# Dataset section
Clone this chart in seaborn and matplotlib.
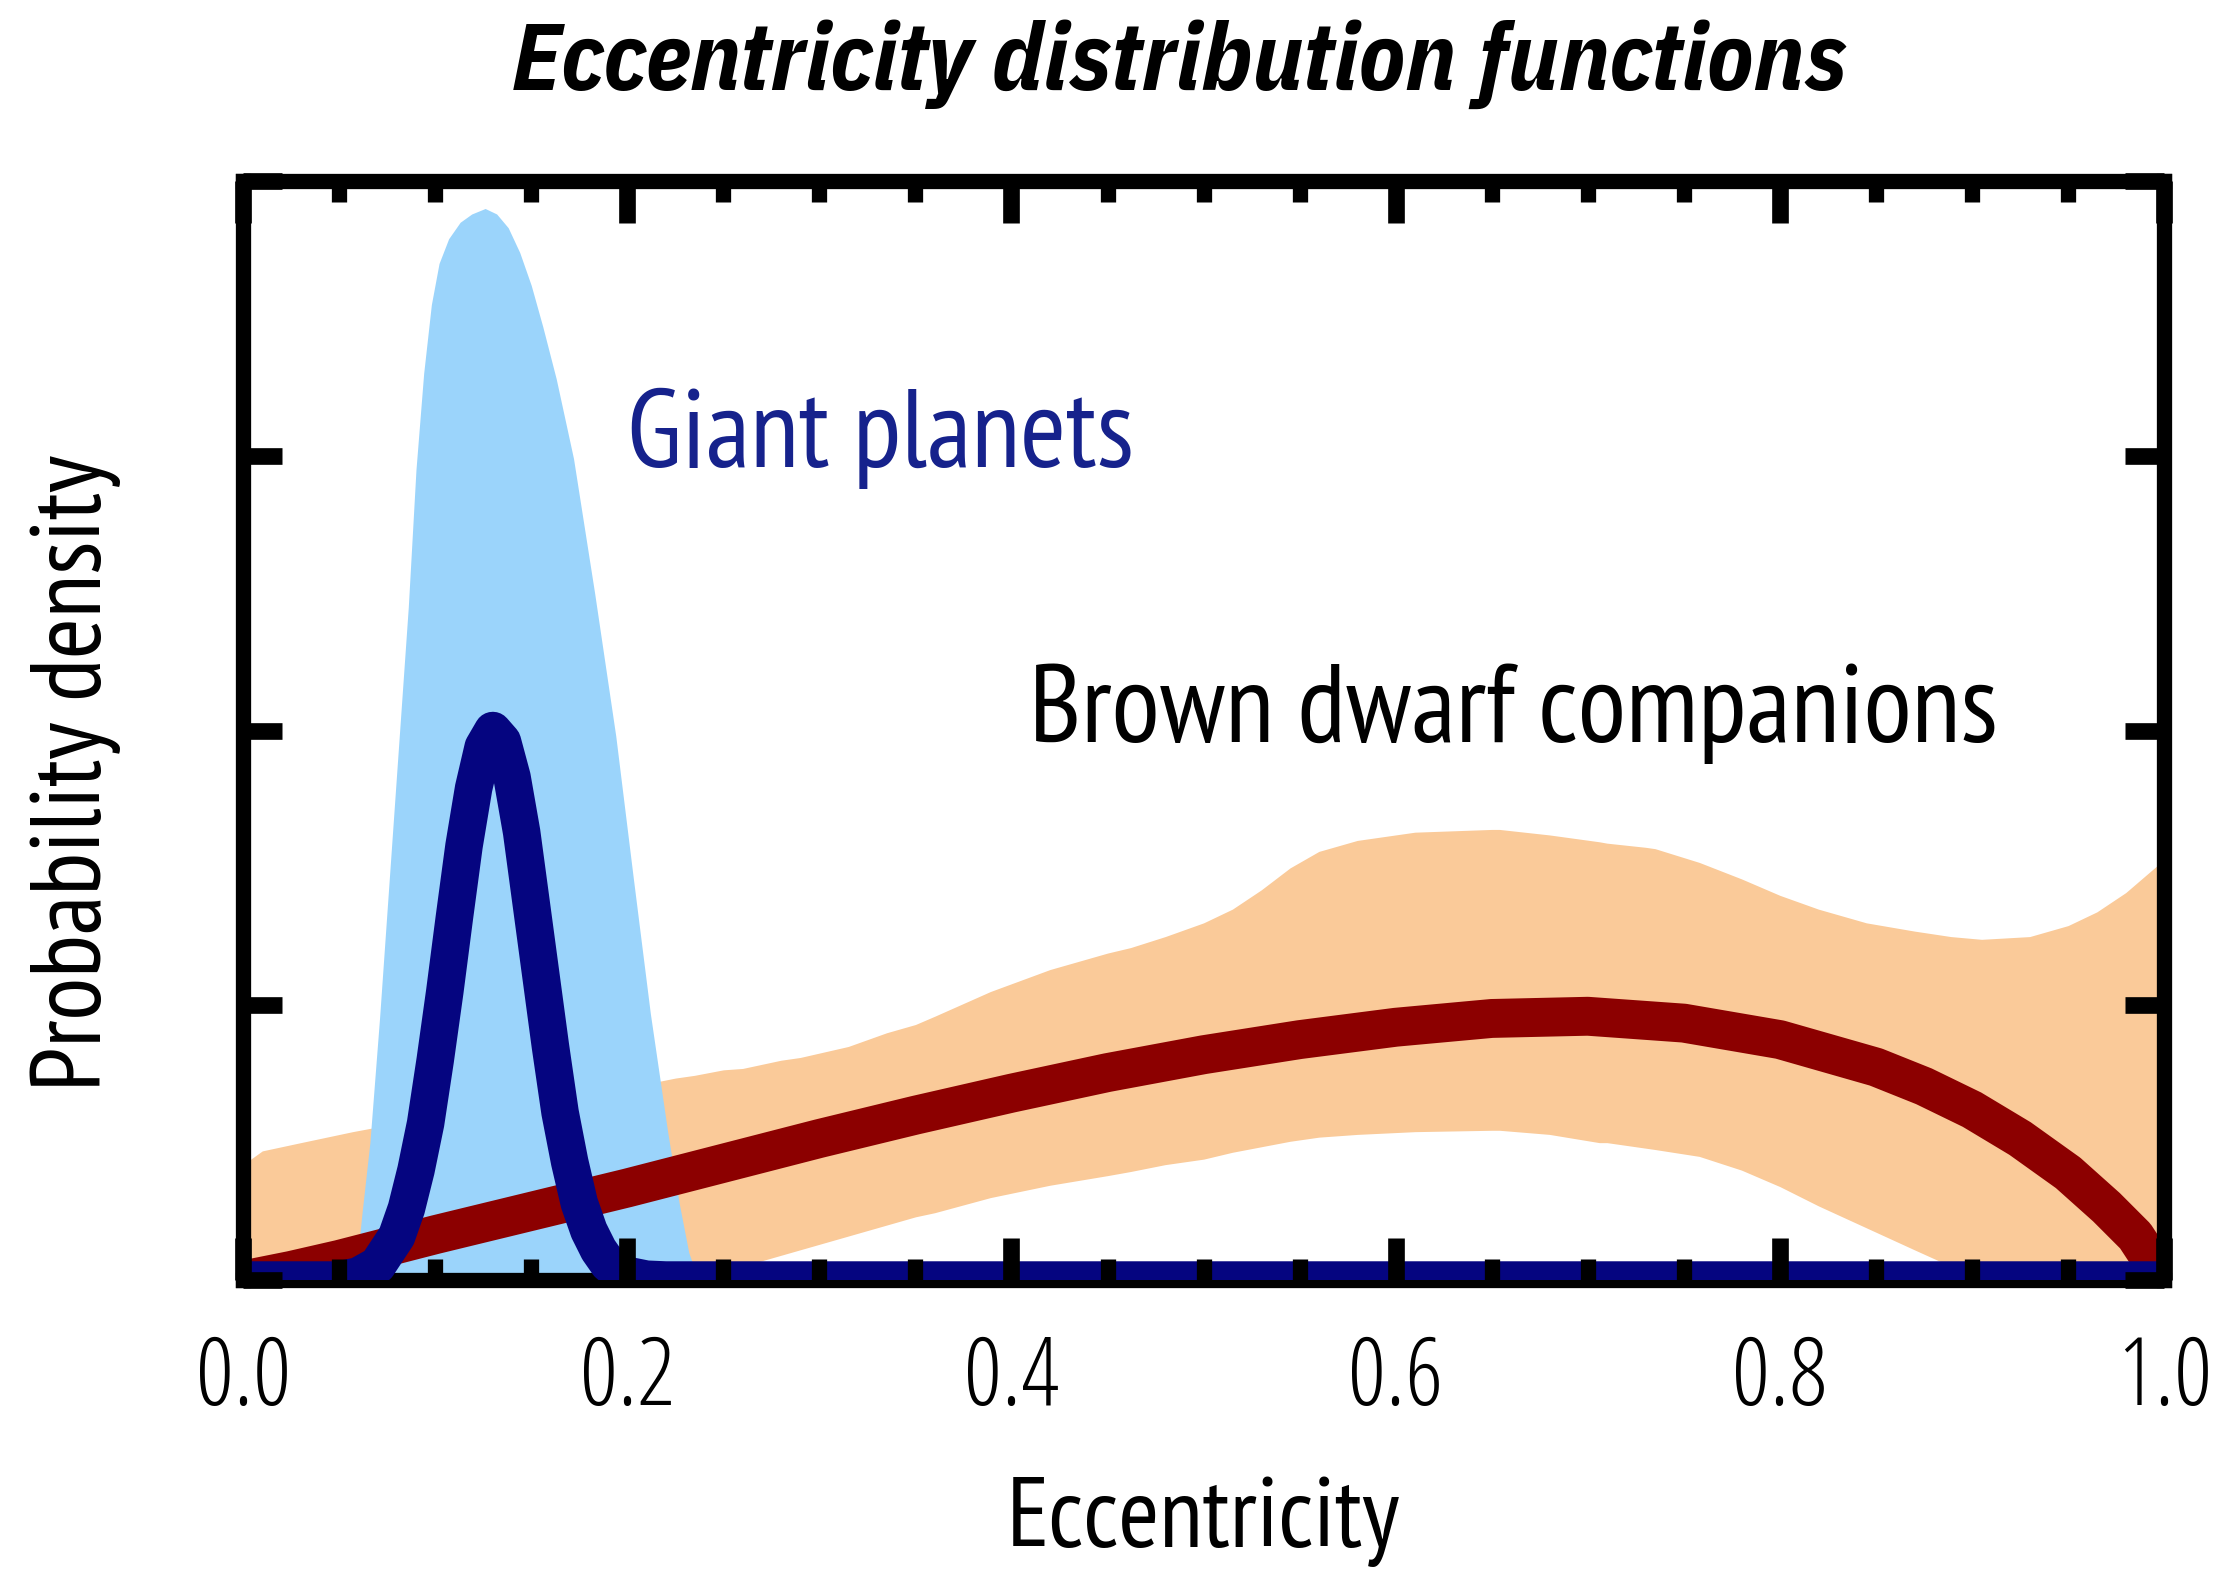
import numpy as np
import pandas as pd
import matplotlib
matplotlib.use("Agg")
import matplotlib.pyplot as plt
import seaborn as sns
from matplotlib.ticker import MultipleLocator
from matplotlib import font_manager as fm

# ---- data ----
# Brown dwarf companions: best-fit density curve
bd_e = [0.0, 0.025, 0.05, 0.075, 0.10, 0.15, 0.20, 0.25, 0.30, 0.35, 0.40, 0.45,
        0.50, 0.55, 0.60, 0.65, 0.70, 0.75, 0.80, 0.85, 0.875, 0.90, 0.925,
        0.95, 0.97, 0.985, 1.0]
bd_pdf = [0.0, 0.035, 0.075, 0.12, 0.165, 0.25, 0.335, 0.425, 0.515, 0.60, 0.68, 0.755,
          0.82, 0.875, 0.92, 0.952, 0.96, 0.935, 0.875, 0.775, 0.705, 0.62, 0.515,
          0.39, 0.265, 0.16, 0.0]

# Brown dwarf companions: uncertainty band
bd_band_e = [0.0, 0.01, 0.03, 0.057, 0.08, 0.12, 0.16, 0.20, 0.225, 0.235, 0.25,
             0.26, 0.28, 0.29, 0.315, 0.335, 0.35, 0.36, 0.389, 0.42, 0.45, 0.462,
             0.48, 0.50, 0.515, 0.53, 0.545, 0.56, 0.58, 0.61, 0.65,
             0.654, 0.68, 0.706, 0.71, 0.73, 0.735, 0.758, 0.78, 0.80, 0.82, 0.845,
             0.87, 0.889, 0.905, 0.93, 0.95, 0.965, 0.98, 0.99, 1.0]
bd_band_lo = [0.0, 0.0, 0.0, 0.0, 0.0, 0.0, 0.0, 0.0, 0.0, 0.0, 0.03,
              0.05, 0.09, 0.11, 0.16, 0.20, 0.23, 0.245, 0.30, 0.345, 0.38, 0.395,
              0.42, 0.44, 0.465, 0.485, 0.505, 0.52, 0.53, 0.54, 0.545,
              0.545, 0.53, 0.50, 0.50, 0.48, 0.475, 0.45, 0.40, 0.34, 0.27, 0.19,
              0.11, 0.05, 0.0, 0.0, 0.0, 0.0, 0.0, 0.0, 0.0]
bd_band_hi = [0.42, 0.47, 0.50, 0.54, 0.57, 0.62, 0.66, 0.70, 0.735, 0.745, 0.765,
              0.77, 0.80, 0.81, 0.85, 0.90, 0.93, 0.96, 1.05, 1.13, 1.19, 1.21,
              1.25, 1.30, 1.35, 1.42, 1.50, 1.56, 1.60, 1.63, 1.64,
              1.64, 1.62, 1.595, 1.59, 1.575, 1.57, 1.52, 1.46, 1.40, 1.35, 1.30,
              1.27, 1.25, 1.24, 1.25, 1.29, 1.34, 1.41, 1.47, 1.53]

# Giant planets: best-fit density curve
gp_e = [0.0, 0.05, 0.06, 0.07, 0.08, 0.085, 0.09, 0.095, 0.10, 0.105, 0.11, 0.115,
        0.12, 0.125, 0.13, 0.135, 0.14, 0.145, 0.15, 0.155, 0.16, 0.165, 0.17,
        0.175, 0.18, 0.185, 0.19, 0.195, 0.20, 0.21, 0.22, 1.0]
gp_pdf = [0.0, 0.0, 0.015, 0.054, 0.16, 0.26, 0.40, 0.57, 0.80, 1.05, 1.32, 1.58,
          1.79, 1.94, 2.0, 1.96, 1.83, 1.63, 1.37, 1.11, 0.85, 0.61, 0.43,
          0.28, 0.18, 0.11, 0.06, 0.03, 0.017, 0.003, 0.0, 0.0]

# Giant planets: upper envelope of the uncertainty band (lower edge is zero)
gp_band_e = [0.0, 0.057, 0.059, 0.062, 0.066, 0.071, 0.076, 0.081, 0.086, 0.090,
             0.094, 0.098, 0.102, 0.107, 0.113, 0.119, 0.126, 0.132, 0.138, 0.144,
             0.150, 0.156, 0.163, 0.172, 0.183, 0.194, 0.203, 0.212, 0.221, 0.227,
             0.232, 0.236, 0.240, 1.0]
gp_band_hi = [0.0, 0.0, 0.05, 0.25, 0.50, 0.95, 1.45, 1.95, 2.45, 2.95,
              3.30, 3.55, 3.70, 3.79, 3.85, 3.88, 3.90, 3.88, 3.83, 3.74,
              3.62, 3.47, 3.28, 2.99, 2.50, 1.98, 1.47, 0.97, 0.54, 0.28,
              0.10, 0.02, 0.0, 0.0]

x_ticks = [0.0, 0.2, 0.4, 0.6, 0.8, 1.0]
x_ticklabels = ["0.0", "0.2", "0.4", "0.6", "0.8", "1.0"]
y_ticks = [0, 1, 2, 3, 4]

title = "Eccentricity distribution functions"
x_label = "Eccentricity"
y_label = "Probability density"
label_gp = "Giant planets"
label_bd = "Brown dwarf companions"


# ---- fonts ----
def first_font(cands):
    names = {f.name for f in fm.fontManager.ttflist}
    for c in cands:
        if c in names:
            return c
    return "DejaVu Sans"


BODY = first_font(["PT Sans Narrow", "IBM Plex Sans Condensed", "Roboto Condensed",
                   "Open Sans Condensed", "Liberation Sans Narrow", "Roboto"])
TITLEF = first_font(["IBM Plex Sans Condensed", "PT Sans Narrow", "Roboto Condensed",
                     "Roboto"])
TICKF = first_font(["Open Sans", "IBM Plex Sans Condensed", "PT Sans Narrow"])

# ---- style ----
sns.set_theme(style="ticks")
plt.rcParams["font.family"] = [BODY, "DejaVu Sans"]
plt.rcParams["text.color"] = "black"
plt.rcParams["axes.labelcolor"] = "black"
plt.rcParams["xtick.color"] = "black"
plt.rcParams["ytick.color"] = "black"

ORANGE = "#FACA99"
LIGHTBLUE = "#9BD4FB"
DARKRED = "#8C0000"
NAVY = "#050580"
TEXTNAVY = "#16228C"

fig = plt.figure(figsize=(22.18, 15.70), dpi=100)
ax = fig.add_axes([0.1096, 0.1847, 0.9757 - 0.1096, 0.8847 - 0.1847])

bd_df = pd.DataFrame({"e": bd_e, "pdf": bd_pdf})
gp_df = pd.DataFrame({"e": gp_e, "pdf": gp_pdf})

ax.fill_between(bd_band_e, bd_band_lo, bd_band_hi, color=ORANGE, lw=0, zorder=1)
ax.fill_between(gp_band_e, 0, gp_band_hi, color=LIGHTBLUE, lw=0, zorder=1.1)
sns.lineplot(data=bd_df, x="e", y="pdf", ax=ax, color=DARKRED, lw=28,
             solid_capstyle="butt", solid_joinstyle="round", zorder=2.0)
sns.lineplot(data=gp_df, x="e", y="pdf", ax=ax, color=NAVY, lw=27,
             solid_capstyle="butt", solid_joinstyle="round", zorder=2.3)

ax.set_xlim(0, 1.0)
ax.set_ylim(0, 4.0)
ax.set_xticks(x_ticks)
ax.set_xticklabels(x_ticklabels)
ax.xaxis.set_minor_locator(MultipleLocator(0.05))
ax.set_yticks(y_ticks)
ax.set_yticklabels([])

for s in ax.spines.values():
    s.set_visible(True)
    s.set_linewidth(11)
    s.set_color("black")
    s.set_zorder(2.1)
ax.xaxis.set_zorder(4)
ax.yaxis.set_zorder(4)

ax.tick_params(axis="x", which="major", direction="in", length=30, width=12,
               top=True, bottom=True, pad=38)
ax.tick_params(axis="x", which="minor", direction="in", length=15, width=11,
               top=True, bottom=True)
ax.tick_params(axis="y", which="major", direction="in", length=28, width=12,
               left=True, right=True, labelleft=False)

tick_fp = fm.FontProperties(family=TICKF, weight=300, stretch="condensed", size=68)
for lab in ax.get_xticklabels():
    lab.set_fontproperties(tick_fp)

ax.set_xlabel(x_label, fontsize=71, labelpad=35)
ax.set_ylabel(y_label, fontsize=71, labelpad=88)
ax.yaxis.label.set_y(0.461)

ax.text(0.2, 2.96, label_gp, fontsize=80, color=TEXTNAVY, ha="left", va="baseline")
ax.text(0.409, 1.96, label_bd, fontsize=80, color="black", ha="left", va="baseline")

fig.text(0.532, 0.959, title, fontsize=68, fontweight="bold", fontstyle="italic",
         family=[TITLEF, "DejaVu Sans"], ha="center", va="center")

ax.set_facecolor("white")
fig.patch.set_facecolor("white")
fig.savefig("out.png", dpi=100)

# Task brief
Without the pictures, please reproduce each line of the listing above exactly, from the first one through the line bearing "0.39, 0.265, 0.16, 0.0]".

# Result below
Clone this chart in seaborn and matplotlib.
import numpy as np
import pandas as pd
import matplotlib
matplotlib.use("Agg")
import matplotlib.pyplot as plt
import seaborn as sns
from matplotlib.ticker import MultipleLocator
from matplotlib import font_manager as fm

# ---- data ----
# Brown dwarf companions: best-fit density curve
bd_e = [0.0, 0.025, 0.05, 0.075, 0.10, 0.15, 0.20, 0.25, 0.30, 0.35, 0.40, 0.45,
        0.50, 0.55, 0.60, 0.65, 0.70, 0.75, 0.80, 0.85, 0.875, 0.90, 0.925,
        0.95, 0.97, 0.985, 1.0]
bd_pdf = [0.0, 0.035, 0.075, 0.12, 0.165, 0.25, 0.335, 0.425, 0.515, 0.60, 0.68, 0.755,
          0.82, 0.875, 0.92, 0.952, 0.96, 0.935, 0.875, 0.775, 0.705, 0.62, 0.515,
          0.39, 0.265, 0.16, 0.0]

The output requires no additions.